You know how when you were a kid you mixed all the colors of your paint kit together, thinking that you would thereby create a new super-color? A color so blinding and powerful that to view it would cause your eyeballs to burst?
We all know what happened. It turned out to be the color of poop.
This is instructive, for Americans are a wildly varied bunch as well, and our government is now, as it almost always is, an accurate reflection of our totality. So what happens when many-hued America looks in the mirror and sees our government looking back at us?
We discover that we look like shit.
Sure, the feedback loop between electorate and elected runs both ways, and the government has great power to mold and manipulate public opinion. But the people are the gale that drives all political vessels, and though politicians may tack into the wind in pursuit of their own specific agenda, you may be sure that they keep their sails full nonetheless.
The thought that our government will always be an honest reflection of our populace does not make me optimistic, for if there is one thing I can't stand, it is people. We are, after all, just critters, crouching in our burrows, defending our territory, redolent of our own effluvia. How could any student of our behavior doubt our purely animal ancestry? When we feel fear, we blindly flail our claws. When told that our consumerist ways are unsustainable, we react by buying even more useless crap and then hording it so that while starving refugees wander the barren post-apocalyptic moonscape of the future planet earth, those with foresight and a portable generator may still watch their giant-screen outdoor television. And when we can obtain an unlimited supply of salty snacks, we turn on E!, tear open the bags and surrender ourselves to obesity with the same sense of relief and euphoria with which one welcomes the onset of hypothermia.
In other animals, wired only for involuntary compliance with the siren call of their instinctual compulsions, this behavior would not be notable. However, despite all evidence to the contrary, it is in fact possible for people to conduct themselves in a manner neither brutish nor dull. Recently, a team of brilliant imaginary researchers examined tens of thousands of cases in which people exhibited apparent integrity or altruism. After eliminating those cases that turned out to be marketing ploys, there remained nearly half a dozen that could only be explained as the product of intelligence catalyzed by niceness. With the results of this study in hand, these same make-believe researchers dressed like scientists and determined that American citizens are even theoretically--theoretically--capable of recognizing the deceptions of our government and corporate-controlled press, throwing the evil warlords out of office, and heralding a new era of wisdom and compassion.
With rainbows and flowers.
Keep in mind though that Einstein also had a theory, a theory that gravity could bend space/time--which turns out to be true--but you and your children and your children's children will be born and die and never once see anything like that happen.
So if it's simply too much to ask for people to behave, how can we proceed? Well, the founding fathers, who was some pretty smart cookies, had thoughts on that subject. The founders hated people almost as much as I do.
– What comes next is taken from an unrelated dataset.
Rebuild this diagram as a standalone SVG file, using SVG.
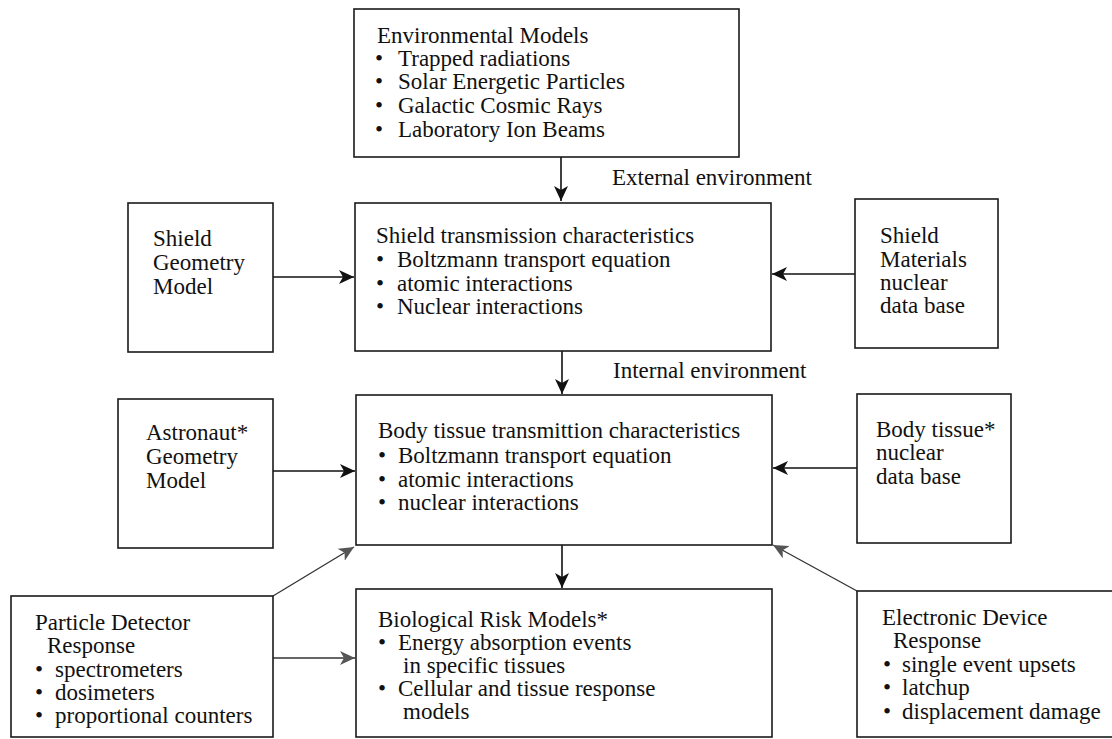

Out of their great wisdom and incandescent loathing for mankind was born a form of government designed to prevent the inevitably stupid and destructive notions of its citizens from ever being put into action. Its particular genius is the way it evolves over time in apparent response to the changing sensibilities of the electorate, ostensibly allowing each new generation the opportunity to implement favored policies. But this is mere pablum for the naive. In fact, the elegant organism of our government mutates through the decades into forms best adapted to obstruct the hateful, self-injurious instincts of each new crop of greedy rotten degenerates that spring from America's rancid womb.
It's freaking brilliant and it's served us admirably for 200+ years. That's a damn good run for any democracy. Look it up. We are the Babe Ruth of republics.
The truth of what I'm saying is in evidence now, when a President has come along who has managed to circumvent the systemic barriers that ensure we can't get what we think we want. And we got it alright. In spades. With chocolate sauce on top. And we're finding that what we thought we wanted is, in academic terms, "not so good."
Don't tell me that this administration is in fact operated contrary to public opinion. Don't tell me about the President's tailspinning approval ratings, or how 70% of voters think the Iraq war was wrong. Sure, America has peeled her drool-slick face off the bar top, rubbed her bloodshot eyes and is looking around for somebody of whom she can inquire, what exactly happened last night? But the damage is done. We all know the ending to morality tales about a boy who was granted everlasting life, or infinite riches. Once the curse part of experience sets in, you don't get any points for acknowledging your mistake. It's too late. And guess what? It really is our own fault. Even more pathetic, we don't even learn anything from it. We'll get drunk again tonight, pass out, and tomorrow we'll ask the first genie we see to make all that we touch turn to gold.
And it's too damn bad, because we could be more than just critters. And this is why we are such a disappointment to me.